§ **MATERIAL FOR THIS EXERCISE**
>> Begin

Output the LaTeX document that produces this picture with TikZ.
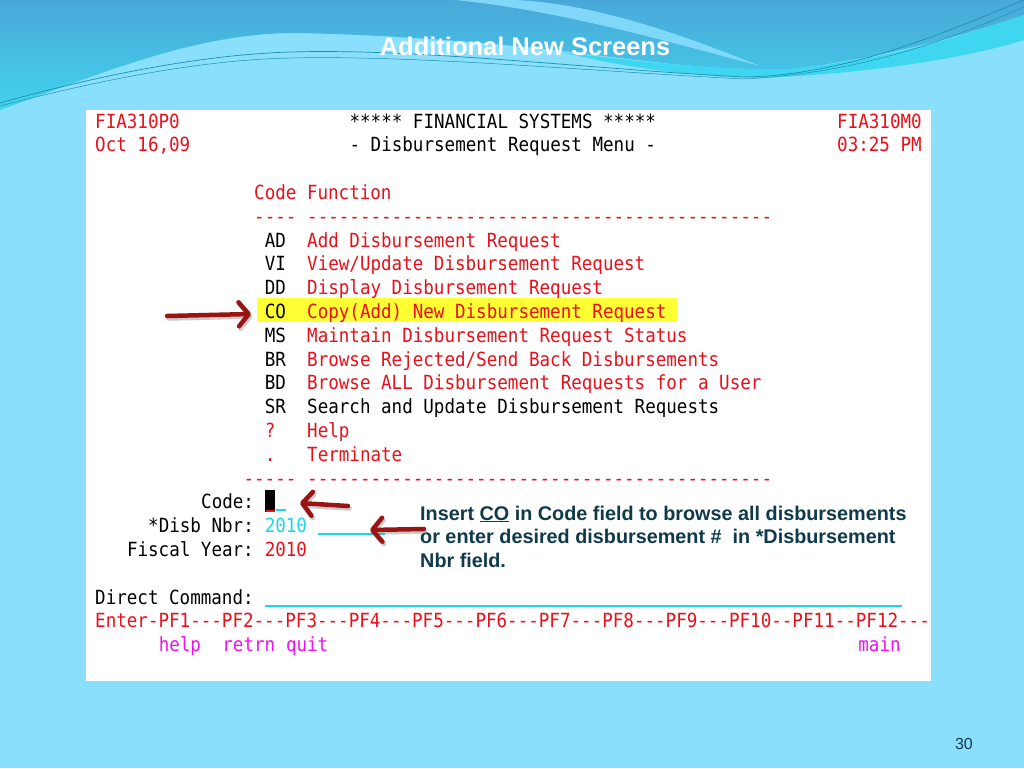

>> End
>> Begin

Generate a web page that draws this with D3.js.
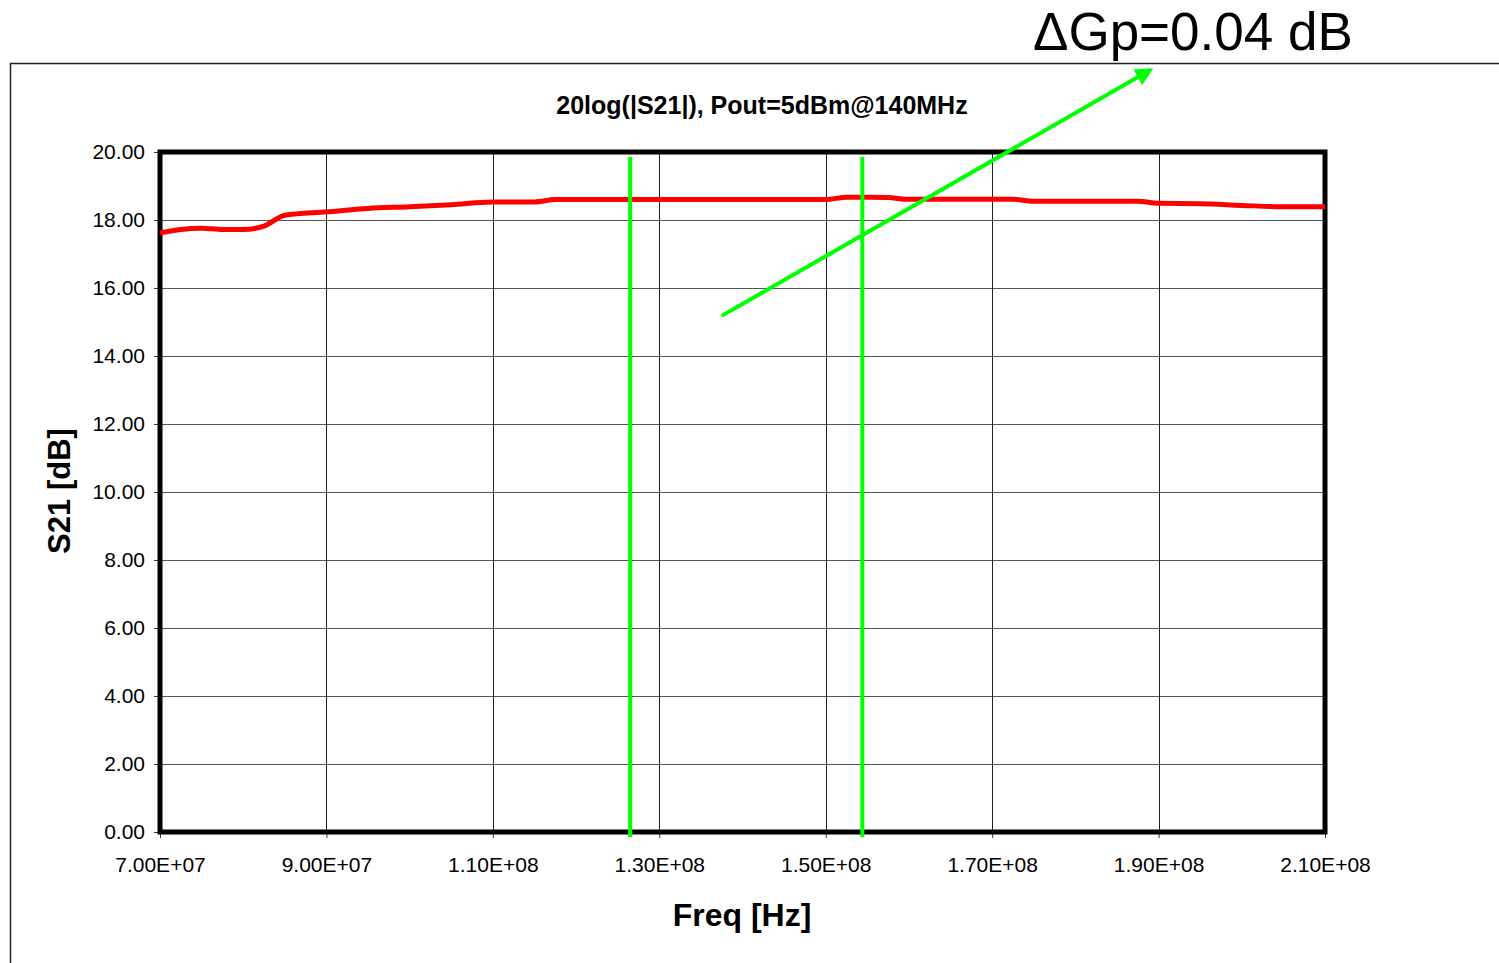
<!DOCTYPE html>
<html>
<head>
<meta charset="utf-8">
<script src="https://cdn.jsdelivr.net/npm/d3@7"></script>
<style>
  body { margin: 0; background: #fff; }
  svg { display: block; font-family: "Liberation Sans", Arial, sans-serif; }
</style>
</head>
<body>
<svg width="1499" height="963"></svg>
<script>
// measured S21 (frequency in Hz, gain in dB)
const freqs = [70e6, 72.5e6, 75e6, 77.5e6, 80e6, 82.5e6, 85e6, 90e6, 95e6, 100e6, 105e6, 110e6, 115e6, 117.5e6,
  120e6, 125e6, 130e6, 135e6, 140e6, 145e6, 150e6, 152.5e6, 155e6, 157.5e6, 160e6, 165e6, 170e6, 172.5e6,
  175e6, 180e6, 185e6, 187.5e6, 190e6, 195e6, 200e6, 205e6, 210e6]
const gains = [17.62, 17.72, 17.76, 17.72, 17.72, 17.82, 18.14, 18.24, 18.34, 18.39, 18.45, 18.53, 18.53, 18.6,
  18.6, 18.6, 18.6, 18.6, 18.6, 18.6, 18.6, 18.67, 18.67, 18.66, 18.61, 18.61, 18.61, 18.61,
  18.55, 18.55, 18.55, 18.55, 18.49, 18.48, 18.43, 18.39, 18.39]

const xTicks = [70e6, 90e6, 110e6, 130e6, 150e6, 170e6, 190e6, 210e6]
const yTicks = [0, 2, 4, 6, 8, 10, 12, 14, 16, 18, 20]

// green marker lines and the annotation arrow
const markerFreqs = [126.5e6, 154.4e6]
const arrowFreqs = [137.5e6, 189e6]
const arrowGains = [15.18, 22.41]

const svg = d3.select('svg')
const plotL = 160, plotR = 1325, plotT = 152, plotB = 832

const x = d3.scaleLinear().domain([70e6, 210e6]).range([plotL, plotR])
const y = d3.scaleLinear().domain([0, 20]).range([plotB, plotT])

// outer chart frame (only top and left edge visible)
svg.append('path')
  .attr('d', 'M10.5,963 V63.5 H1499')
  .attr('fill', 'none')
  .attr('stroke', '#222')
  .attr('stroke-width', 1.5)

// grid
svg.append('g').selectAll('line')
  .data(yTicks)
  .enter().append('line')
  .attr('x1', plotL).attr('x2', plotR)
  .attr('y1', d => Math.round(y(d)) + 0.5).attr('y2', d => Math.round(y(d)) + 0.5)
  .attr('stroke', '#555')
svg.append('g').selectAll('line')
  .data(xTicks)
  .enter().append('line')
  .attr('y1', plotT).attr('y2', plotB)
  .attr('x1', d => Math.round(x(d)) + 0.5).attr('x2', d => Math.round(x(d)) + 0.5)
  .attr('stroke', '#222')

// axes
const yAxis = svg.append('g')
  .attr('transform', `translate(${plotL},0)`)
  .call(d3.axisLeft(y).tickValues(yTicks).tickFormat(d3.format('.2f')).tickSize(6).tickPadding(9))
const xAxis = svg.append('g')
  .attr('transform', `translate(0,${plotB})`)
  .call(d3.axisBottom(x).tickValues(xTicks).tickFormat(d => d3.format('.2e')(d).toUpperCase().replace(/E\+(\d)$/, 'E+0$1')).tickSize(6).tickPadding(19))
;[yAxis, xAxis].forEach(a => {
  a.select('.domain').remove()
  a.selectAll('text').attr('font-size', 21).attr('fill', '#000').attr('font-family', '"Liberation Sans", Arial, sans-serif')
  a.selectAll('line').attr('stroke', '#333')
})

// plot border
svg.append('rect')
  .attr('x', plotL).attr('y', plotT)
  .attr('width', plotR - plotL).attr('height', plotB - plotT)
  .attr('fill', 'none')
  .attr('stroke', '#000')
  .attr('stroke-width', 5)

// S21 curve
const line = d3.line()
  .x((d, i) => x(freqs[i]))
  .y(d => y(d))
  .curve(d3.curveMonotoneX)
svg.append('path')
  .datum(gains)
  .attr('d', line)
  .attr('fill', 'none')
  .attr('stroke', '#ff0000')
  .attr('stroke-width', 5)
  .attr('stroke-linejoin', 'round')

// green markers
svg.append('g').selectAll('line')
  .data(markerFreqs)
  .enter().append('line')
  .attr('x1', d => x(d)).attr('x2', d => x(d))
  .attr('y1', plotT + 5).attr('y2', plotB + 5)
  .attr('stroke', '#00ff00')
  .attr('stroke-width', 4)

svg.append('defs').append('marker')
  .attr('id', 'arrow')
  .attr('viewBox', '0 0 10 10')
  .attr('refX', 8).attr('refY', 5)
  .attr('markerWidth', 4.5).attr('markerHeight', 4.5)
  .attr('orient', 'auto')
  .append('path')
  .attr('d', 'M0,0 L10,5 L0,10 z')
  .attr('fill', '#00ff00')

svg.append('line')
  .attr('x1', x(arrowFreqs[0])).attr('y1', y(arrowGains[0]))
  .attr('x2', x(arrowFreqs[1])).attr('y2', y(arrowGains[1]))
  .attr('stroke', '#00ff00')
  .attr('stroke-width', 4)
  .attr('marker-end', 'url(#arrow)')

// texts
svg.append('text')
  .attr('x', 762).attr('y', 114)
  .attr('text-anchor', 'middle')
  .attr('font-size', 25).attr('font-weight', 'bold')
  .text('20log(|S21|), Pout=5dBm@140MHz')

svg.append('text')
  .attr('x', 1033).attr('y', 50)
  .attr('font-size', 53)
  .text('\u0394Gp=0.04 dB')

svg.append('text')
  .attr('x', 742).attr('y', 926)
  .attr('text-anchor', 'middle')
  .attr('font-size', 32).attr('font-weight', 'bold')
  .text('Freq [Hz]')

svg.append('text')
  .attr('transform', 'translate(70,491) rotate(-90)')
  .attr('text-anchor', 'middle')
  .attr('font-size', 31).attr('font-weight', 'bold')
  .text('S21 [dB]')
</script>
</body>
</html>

>> End
>> Begin

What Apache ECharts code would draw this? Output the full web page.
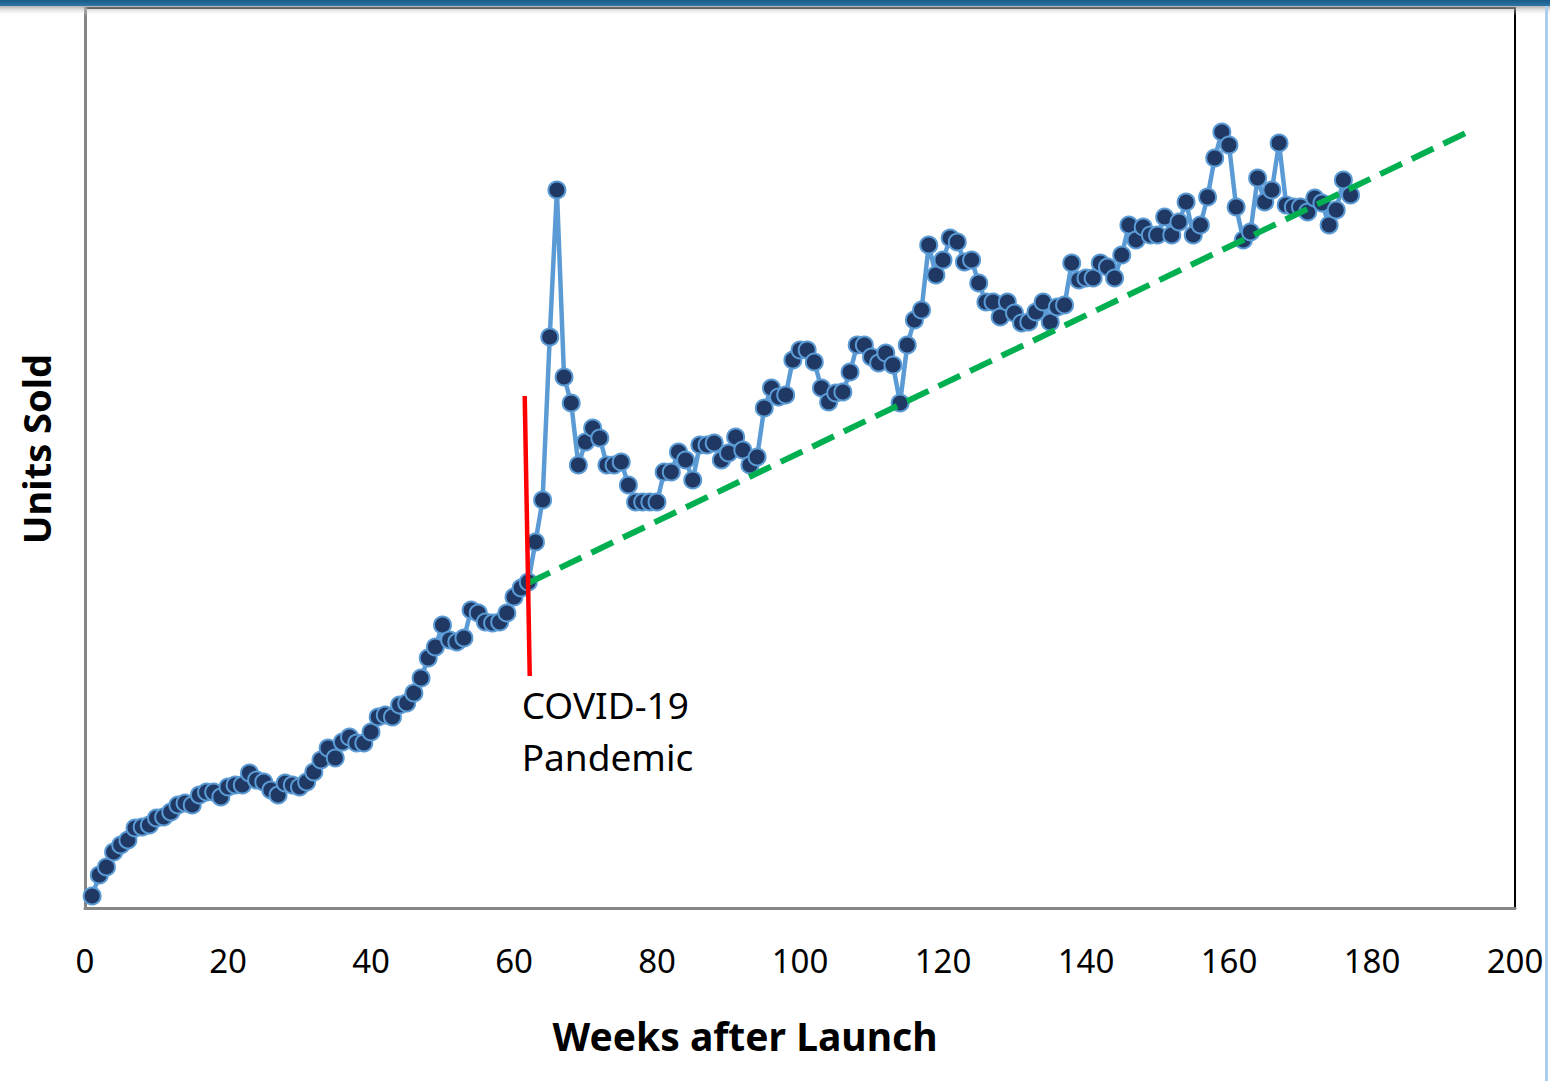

>> End

§ **AIM**
Pull out all lines containing "with".

§ **CORRECT RESULT**
Output the LaTeX document that produces this picture with TikZ.
Generate a web page that draws this with D3.js.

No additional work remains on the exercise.